▶ **Given request**
Exactly the lines from the line containing "Generate a LaTeX" through the line containing "(root-t) at (640,454)" are to be echoed, with both included and pictures left out.

— Begin Materials provided —

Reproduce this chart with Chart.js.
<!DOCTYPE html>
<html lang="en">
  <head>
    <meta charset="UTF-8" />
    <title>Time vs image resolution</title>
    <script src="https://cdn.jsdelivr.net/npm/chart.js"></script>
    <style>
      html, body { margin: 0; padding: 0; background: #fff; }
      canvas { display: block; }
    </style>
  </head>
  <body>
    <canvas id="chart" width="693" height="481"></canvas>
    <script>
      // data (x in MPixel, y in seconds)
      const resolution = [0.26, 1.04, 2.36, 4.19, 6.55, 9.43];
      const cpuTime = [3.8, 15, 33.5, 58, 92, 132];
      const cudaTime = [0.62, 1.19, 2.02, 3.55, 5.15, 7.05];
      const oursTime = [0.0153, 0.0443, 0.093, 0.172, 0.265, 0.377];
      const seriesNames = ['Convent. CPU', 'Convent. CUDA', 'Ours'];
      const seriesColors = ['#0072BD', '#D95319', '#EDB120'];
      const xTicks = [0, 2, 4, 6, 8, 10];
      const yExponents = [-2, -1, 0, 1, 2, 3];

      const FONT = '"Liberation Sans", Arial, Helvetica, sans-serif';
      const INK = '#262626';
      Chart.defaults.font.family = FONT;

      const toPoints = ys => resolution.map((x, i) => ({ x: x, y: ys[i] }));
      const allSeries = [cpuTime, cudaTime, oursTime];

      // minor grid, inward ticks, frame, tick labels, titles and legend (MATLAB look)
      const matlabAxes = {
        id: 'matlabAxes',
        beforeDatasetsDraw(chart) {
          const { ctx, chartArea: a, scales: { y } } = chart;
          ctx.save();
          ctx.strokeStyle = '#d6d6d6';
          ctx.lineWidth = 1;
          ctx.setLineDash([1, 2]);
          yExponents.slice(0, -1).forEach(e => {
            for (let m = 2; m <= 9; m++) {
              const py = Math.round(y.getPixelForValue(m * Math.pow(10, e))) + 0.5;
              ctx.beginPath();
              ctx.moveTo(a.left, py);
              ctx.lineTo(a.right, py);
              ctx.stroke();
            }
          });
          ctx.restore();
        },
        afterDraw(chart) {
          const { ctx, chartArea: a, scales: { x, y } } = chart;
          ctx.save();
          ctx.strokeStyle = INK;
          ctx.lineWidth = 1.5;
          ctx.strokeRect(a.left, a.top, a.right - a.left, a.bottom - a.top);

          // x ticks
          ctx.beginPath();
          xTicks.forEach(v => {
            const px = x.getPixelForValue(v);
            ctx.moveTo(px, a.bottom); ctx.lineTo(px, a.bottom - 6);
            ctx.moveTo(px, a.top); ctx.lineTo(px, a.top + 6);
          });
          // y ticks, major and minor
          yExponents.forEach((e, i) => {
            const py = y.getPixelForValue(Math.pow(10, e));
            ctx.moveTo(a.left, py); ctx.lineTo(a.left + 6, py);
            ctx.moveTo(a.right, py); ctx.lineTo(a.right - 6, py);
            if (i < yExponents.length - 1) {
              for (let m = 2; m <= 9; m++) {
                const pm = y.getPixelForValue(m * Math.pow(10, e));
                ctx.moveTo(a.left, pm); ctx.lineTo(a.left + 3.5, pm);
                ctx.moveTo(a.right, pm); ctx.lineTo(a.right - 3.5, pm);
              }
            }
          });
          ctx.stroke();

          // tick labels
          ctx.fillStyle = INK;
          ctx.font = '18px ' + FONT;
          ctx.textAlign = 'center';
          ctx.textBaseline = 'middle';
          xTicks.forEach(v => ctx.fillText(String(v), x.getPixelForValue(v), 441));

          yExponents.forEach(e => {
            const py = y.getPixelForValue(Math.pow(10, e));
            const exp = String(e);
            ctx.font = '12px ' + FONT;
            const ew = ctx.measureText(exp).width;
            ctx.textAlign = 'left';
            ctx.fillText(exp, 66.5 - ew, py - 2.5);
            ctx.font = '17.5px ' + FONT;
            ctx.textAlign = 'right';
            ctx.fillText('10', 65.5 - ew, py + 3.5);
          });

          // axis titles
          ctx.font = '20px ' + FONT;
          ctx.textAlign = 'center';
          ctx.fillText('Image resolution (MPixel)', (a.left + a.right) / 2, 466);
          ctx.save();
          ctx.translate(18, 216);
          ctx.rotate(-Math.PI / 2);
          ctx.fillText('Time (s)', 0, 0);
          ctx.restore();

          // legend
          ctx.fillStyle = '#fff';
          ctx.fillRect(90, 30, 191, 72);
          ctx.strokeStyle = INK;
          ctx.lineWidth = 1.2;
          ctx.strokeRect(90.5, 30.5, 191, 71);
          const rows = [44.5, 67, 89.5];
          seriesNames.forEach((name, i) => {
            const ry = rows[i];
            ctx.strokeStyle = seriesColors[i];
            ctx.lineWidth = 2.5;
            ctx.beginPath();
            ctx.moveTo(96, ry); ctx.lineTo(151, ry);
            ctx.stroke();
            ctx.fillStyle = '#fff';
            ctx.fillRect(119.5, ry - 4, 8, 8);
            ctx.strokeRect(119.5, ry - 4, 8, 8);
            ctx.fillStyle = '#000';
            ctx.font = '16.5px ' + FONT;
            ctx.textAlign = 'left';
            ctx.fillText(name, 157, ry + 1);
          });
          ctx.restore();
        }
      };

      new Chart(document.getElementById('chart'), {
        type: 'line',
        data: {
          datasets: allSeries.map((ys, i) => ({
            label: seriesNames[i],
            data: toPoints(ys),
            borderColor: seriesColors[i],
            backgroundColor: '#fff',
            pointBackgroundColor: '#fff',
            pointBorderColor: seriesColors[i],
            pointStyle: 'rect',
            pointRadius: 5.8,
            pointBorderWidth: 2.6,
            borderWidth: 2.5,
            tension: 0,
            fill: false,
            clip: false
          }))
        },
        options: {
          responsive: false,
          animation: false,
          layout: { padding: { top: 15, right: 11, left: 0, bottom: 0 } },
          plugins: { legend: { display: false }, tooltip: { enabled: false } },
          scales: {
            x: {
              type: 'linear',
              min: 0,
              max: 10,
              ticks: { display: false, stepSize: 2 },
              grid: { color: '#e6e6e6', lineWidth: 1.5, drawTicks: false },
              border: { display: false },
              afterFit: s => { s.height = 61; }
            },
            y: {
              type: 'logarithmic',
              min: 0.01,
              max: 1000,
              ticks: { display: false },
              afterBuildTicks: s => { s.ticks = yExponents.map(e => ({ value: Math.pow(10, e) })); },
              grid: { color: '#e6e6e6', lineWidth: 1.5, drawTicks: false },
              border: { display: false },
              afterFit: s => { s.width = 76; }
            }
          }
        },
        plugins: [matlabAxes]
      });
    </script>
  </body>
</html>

— End Materials provided —
— Begin Materials provided —

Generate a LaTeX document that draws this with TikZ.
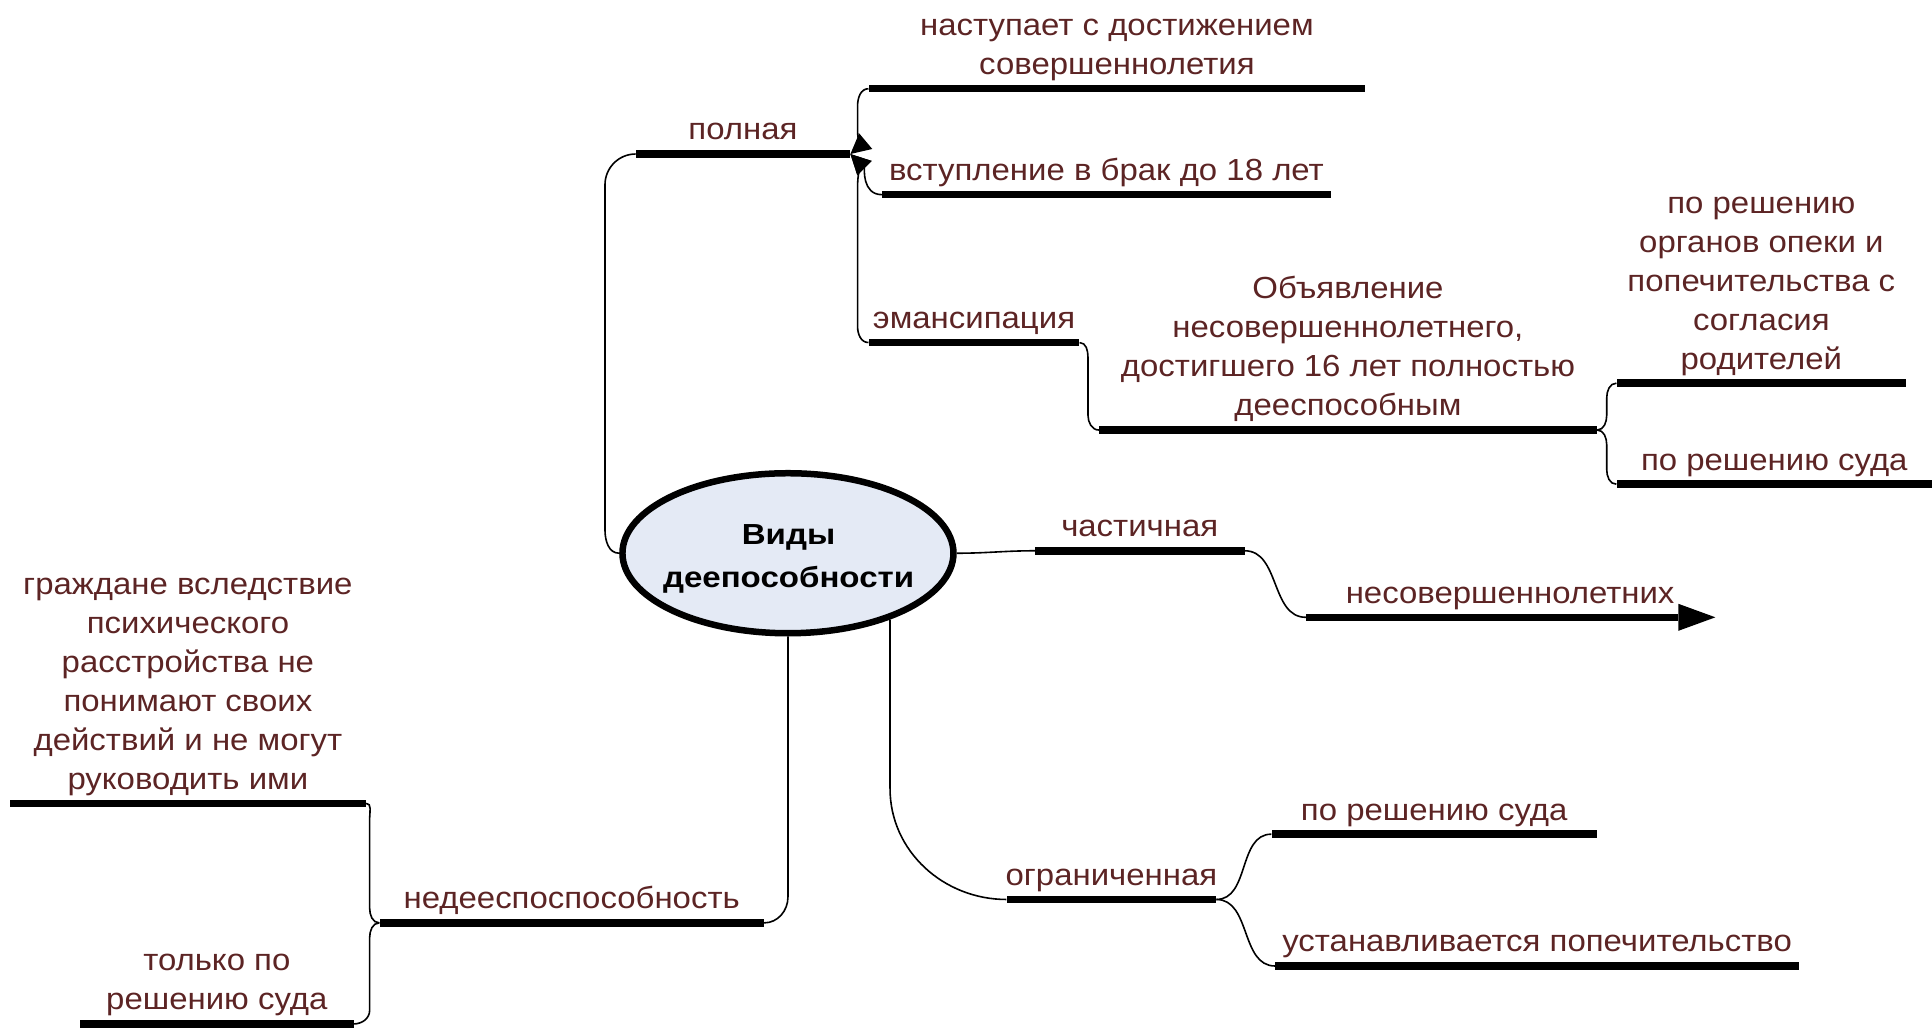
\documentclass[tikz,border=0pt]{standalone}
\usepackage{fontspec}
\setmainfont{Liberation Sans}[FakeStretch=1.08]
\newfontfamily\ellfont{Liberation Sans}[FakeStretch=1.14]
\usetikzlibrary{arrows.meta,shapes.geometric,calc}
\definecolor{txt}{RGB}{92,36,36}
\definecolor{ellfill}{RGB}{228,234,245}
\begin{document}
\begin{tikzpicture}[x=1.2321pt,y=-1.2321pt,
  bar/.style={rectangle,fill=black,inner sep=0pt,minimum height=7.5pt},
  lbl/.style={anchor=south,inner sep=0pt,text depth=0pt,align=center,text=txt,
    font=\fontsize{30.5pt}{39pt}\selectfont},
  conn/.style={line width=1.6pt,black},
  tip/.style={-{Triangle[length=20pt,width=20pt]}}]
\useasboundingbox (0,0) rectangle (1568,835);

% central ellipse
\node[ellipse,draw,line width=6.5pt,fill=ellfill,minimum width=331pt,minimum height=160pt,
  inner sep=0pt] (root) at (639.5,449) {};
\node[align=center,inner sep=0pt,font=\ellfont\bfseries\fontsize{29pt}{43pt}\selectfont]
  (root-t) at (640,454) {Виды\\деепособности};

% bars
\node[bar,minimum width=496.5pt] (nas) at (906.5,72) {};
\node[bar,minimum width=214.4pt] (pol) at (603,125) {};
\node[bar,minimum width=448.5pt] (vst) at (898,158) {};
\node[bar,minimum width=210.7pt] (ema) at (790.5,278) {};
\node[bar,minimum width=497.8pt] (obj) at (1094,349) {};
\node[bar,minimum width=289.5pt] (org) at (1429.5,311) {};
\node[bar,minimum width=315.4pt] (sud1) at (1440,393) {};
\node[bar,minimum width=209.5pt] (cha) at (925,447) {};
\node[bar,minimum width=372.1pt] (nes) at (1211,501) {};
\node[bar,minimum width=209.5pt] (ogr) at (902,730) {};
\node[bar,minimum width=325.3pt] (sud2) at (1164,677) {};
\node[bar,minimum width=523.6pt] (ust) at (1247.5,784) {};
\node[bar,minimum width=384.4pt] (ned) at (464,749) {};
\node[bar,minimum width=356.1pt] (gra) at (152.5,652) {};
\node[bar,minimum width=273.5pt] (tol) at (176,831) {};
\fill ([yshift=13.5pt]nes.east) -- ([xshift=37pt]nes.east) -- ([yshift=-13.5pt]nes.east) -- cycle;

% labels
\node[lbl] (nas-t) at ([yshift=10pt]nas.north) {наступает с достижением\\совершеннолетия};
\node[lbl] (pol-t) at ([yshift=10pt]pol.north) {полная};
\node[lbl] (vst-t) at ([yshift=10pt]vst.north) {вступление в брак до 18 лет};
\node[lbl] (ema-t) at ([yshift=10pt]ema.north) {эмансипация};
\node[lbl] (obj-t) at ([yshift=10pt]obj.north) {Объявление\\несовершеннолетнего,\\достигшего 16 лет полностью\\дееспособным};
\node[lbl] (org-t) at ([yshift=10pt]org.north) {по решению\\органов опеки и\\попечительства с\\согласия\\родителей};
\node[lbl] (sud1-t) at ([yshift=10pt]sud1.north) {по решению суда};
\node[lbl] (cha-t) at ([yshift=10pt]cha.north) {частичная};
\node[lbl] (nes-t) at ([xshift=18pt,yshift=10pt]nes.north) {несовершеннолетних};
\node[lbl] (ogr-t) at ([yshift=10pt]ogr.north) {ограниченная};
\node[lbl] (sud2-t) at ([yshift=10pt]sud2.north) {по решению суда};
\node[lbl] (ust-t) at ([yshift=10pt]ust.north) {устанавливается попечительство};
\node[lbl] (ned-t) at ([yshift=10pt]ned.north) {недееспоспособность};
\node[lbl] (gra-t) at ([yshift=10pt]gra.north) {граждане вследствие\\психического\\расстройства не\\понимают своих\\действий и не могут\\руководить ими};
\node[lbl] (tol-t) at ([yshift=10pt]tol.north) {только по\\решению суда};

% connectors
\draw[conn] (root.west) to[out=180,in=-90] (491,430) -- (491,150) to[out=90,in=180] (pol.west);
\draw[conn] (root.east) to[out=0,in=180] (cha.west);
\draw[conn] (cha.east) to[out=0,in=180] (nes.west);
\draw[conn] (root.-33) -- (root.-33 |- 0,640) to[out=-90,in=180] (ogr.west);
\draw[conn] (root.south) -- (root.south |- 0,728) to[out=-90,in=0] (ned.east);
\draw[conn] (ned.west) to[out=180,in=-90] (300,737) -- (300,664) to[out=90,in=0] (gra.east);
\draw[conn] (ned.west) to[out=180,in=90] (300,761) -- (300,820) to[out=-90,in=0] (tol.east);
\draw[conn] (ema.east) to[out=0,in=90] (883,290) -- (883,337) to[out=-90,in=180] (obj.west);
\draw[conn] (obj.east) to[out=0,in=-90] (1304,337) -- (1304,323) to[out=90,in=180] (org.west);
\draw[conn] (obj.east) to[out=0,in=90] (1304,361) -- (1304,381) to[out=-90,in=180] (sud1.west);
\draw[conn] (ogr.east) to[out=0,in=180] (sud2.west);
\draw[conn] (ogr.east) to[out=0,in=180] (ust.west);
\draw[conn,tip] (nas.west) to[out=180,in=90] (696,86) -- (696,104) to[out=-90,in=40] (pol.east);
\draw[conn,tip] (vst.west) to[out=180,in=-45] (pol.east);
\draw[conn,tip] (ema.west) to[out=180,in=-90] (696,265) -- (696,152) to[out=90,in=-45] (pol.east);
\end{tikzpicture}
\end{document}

— End Materials provided —

▶ **Task response**
Generate a LaTeX document that draws this with TikZ.
\documentclass[tikz,border=0pt]{standalone}
\usepackage{fontspec}
\setmainfont{Liberation Sans}[FakeStretch=1.08]
\newfontfamily\ellfont{Liberation Sans}[FakeStretch=1.14]
\usetikzlibrary{arrows.meta,shapes.geometric,calc}
\definecolor{txt}{RGB}{92,36,36}
\definecolor{ellfill}{RGB}{228,234,245}
\begin{document}
\begin{tikzpicture}[x=1.2321pt,y=-1.2321pt,
  bar/.style={rectangle,fill=black,inner sep=0pt,minimum height=7.5pt},
  lbl/.style={anchor=south,inner sep=0pt,text depth=0pt,align=center,text=txt,
    font=\fontsize{30.5pt}{39pt}\selectfont},
  conn/.style={line width=1.6pt,black},
  tip/.style={-{Triangle[length=20pt,width=20pt]}}]
\useasboundingbox (0,0) rectangle (1568,835);

% central ellipse
\node[ellipse,draw,line width=6.5pt,fill=ellfill,minimum width=331pt,minimum height=160pt,
  inner sep=0pt] (root) at (639.5,449) {};
\node[align=center,inner sep=0pt,font=\ellfont\bfseries\fontsize{29pt}{43pt}\selectfont]
  (root-t) at (640,454) {Виды\\деепособности};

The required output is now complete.